── SOURCE EXCERPT ──

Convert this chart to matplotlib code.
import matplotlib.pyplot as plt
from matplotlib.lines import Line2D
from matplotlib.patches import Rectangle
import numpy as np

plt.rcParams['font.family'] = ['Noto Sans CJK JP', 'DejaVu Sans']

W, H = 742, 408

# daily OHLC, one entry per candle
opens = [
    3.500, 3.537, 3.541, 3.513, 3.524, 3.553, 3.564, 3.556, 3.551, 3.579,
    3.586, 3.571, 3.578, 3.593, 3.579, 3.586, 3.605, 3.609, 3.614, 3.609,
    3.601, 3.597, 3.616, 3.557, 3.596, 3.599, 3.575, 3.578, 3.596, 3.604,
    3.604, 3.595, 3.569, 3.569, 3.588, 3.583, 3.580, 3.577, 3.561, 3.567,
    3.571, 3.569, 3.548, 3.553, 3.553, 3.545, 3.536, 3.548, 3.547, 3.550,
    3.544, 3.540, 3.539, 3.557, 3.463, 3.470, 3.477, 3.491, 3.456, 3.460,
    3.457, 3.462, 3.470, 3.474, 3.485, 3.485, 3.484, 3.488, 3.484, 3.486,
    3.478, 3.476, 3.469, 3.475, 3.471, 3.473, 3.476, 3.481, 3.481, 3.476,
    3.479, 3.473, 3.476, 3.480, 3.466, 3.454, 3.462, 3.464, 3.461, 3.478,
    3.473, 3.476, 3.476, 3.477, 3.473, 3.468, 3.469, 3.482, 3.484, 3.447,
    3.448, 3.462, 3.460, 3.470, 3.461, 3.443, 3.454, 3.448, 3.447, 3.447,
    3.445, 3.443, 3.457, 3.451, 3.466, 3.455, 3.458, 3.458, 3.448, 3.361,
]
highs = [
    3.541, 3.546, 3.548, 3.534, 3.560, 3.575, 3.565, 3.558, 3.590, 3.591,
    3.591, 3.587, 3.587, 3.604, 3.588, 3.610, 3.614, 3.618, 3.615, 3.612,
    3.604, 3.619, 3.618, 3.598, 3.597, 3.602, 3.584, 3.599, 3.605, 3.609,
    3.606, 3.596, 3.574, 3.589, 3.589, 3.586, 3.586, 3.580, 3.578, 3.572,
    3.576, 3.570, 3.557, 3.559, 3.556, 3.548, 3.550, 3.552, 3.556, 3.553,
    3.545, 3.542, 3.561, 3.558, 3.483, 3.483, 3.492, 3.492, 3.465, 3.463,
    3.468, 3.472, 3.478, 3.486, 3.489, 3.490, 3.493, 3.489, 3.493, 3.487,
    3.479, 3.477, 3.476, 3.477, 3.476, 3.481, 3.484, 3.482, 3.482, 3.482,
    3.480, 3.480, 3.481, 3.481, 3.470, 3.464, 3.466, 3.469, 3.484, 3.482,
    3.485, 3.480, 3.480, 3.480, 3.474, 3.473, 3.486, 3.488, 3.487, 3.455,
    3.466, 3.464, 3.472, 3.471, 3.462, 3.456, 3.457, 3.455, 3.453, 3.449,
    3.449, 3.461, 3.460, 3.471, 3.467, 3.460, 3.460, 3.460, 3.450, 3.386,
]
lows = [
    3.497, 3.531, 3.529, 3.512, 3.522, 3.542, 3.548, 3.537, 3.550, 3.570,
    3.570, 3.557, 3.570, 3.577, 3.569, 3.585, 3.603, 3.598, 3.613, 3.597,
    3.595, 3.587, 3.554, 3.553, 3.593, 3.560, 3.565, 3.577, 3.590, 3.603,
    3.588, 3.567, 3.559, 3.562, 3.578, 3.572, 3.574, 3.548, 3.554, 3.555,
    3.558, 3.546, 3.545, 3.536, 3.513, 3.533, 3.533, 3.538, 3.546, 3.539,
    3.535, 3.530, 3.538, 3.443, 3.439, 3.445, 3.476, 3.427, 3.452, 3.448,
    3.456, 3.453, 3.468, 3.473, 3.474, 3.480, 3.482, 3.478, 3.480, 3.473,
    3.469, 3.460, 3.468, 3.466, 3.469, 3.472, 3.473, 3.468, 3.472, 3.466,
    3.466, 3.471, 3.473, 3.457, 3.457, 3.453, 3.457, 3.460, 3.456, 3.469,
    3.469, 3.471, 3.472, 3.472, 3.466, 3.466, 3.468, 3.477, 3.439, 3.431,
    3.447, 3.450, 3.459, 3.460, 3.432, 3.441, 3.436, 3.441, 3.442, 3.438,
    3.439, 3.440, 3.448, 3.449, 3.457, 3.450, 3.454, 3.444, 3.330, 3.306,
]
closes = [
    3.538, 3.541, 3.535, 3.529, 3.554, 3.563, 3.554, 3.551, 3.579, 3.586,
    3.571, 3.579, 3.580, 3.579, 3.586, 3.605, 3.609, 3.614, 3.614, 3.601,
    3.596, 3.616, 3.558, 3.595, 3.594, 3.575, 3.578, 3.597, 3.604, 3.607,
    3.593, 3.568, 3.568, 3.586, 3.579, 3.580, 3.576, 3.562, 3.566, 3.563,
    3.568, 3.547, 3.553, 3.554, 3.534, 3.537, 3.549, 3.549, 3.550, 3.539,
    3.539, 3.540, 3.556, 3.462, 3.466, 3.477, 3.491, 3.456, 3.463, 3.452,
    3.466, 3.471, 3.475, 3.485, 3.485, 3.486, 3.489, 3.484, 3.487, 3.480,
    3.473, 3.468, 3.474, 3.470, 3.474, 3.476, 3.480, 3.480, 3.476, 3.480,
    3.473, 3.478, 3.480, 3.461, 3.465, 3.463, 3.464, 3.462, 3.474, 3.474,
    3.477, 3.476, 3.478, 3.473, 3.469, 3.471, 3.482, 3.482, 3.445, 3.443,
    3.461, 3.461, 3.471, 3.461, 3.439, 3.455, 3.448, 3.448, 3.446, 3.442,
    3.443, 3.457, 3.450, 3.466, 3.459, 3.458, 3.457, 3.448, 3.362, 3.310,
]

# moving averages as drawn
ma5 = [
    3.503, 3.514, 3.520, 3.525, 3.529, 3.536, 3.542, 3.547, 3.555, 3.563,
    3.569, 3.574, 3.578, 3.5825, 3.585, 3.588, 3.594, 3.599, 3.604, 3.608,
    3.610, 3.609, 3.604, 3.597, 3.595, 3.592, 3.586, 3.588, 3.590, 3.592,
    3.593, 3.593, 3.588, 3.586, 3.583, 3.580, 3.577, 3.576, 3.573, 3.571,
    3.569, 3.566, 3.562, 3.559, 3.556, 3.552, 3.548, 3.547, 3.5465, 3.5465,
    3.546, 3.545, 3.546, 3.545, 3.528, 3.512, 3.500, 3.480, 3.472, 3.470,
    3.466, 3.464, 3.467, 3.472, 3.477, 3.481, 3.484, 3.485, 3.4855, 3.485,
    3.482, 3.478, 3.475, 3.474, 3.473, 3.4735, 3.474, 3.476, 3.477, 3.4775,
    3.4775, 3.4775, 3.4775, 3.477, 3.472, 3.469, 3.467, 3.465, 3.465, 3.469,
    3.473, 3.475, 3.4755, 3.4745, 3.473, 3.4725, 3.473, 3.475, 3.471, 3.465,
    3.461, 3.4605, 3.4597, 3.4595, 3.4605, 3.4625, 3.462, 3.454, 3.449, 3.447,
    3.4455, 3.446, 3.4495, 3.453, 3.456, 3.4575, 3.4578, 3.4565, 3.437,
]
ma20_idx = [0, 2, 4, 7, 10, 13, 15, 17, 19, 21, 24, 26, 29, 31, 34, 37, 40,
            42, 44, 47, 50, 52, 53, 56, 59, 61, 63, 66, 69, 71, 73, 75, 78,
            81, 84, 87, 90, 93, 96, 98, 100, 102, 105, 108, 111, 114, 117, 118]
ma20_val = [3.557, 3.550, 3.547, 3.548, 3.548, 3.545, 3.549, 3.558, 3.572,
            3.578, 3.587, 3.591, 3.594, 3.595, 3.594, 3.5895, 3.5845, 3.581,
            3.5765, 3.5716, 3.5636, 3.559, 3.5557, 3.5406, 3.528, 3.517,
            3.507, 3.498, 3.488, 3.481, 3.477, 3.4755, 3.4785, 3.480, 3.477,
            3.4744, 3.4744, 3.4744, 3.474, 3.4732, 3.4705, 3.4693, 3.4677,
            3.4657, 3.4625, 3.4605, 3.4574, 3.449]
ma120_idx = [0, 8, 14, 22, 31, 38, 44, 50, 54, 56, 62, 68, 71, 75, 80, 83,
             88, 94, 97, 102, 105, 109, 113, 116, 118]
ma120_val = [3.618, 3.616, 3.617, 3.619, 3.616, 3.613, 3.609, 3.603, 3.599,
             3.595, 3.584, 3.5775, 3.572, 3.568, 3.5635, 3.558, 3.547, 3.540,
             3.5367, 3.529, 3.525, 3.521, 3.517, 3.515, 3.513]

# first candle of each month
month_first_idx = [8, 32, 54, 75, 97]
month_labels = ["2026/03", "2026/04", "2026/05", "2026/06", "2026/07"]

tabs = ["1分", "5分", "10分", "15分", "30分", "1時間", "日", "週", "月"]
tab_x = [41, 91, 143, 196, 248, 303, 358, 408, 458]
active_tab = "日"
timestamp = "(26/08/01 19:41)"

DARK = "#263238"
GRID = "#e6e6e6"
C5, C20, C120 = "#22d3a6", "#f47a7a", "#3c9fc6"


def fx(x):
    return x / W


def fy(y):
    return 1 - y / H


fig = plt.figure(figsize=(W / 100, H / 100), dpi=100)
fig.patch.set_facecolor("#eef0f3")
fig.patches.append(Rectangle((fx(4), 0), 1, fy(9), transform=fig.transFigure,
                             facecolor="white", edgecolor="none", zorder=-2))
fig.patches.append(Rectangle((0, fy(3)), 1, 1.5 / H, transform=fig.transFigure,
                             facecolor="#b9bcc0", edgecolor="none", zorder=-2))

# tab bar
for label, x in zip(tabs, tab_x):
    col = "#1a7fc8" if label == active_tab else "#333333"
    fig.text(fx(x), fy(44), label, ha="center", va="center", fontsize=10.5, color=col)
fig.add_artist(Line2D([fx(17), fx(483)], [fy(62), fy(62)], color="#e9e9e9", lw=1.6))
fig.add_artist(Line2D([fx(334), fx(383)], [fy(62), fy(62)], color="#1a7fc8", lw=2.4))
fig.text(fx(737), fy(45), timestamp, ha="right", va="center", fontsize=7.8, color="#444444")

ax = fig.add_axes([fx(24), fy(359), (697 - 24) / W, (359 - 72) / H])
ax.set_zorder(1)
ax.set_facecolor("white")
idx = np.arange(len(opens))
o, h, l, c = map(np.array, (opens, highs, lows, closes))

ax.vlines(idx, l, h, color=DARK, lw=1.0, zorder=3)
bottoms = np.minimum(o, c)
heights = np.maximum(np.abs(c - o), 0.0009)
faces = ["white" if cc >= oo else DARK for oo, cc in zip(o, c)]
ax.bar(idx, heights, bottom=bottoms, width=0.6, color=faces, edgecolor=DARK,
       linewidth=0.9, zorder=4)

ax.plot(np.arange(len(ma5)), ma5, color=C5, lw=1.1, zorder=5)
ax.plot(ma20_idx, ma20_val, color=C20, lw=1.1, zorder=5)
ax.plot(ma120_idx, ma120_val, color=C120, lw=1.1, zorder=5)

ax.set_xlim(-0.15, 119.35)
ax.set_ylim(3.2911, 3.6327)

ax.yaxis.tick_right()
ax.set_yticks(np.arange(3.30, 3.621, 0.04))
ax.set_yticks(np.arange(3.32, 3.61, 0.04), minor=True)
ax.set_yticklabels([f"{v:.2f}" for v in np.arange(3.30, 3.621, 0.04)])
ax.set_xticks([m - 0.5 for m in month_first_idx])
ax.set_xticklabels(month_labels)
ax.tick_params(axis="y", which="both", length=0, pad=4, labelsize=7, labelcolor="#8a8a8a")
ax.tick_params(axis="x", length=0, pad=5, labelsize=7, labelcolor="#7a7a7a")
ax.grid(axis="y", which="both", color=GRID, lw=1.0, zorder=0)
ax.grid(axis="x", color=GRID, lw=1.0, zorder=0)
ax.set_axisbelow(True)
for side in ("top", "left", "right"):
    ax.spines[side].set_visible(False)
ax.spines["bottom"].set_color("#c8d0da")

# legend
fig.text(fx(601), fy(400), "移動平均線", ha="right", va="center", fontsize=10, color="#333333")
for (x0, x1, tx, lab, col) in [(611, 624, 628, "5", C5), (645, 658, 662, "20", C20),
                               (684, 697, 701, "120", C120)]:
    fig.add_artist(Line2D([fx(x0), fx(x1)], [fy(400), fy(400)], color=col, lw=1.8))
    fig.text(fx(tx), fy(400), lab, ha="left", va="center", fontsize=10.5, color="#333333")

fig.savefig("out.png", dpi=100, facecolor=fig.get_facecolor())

───

# THE TASK
Everything from the first line above up to and including the line that contains "W, H = 742, 408" should be printed exactly; please print only that.

# PROBLEM SOLUTION
Convert this chart to matplotlib code.
import matplotlib.pyplot as plt
from matplotlib.lines import Line2D
from matplotlib.patches import Rectangle
import numpy as np

plt.rcParams['font.family'] = ['Noto Sans CJK JP', 'DejaVu Sans']

W, H = 742, 408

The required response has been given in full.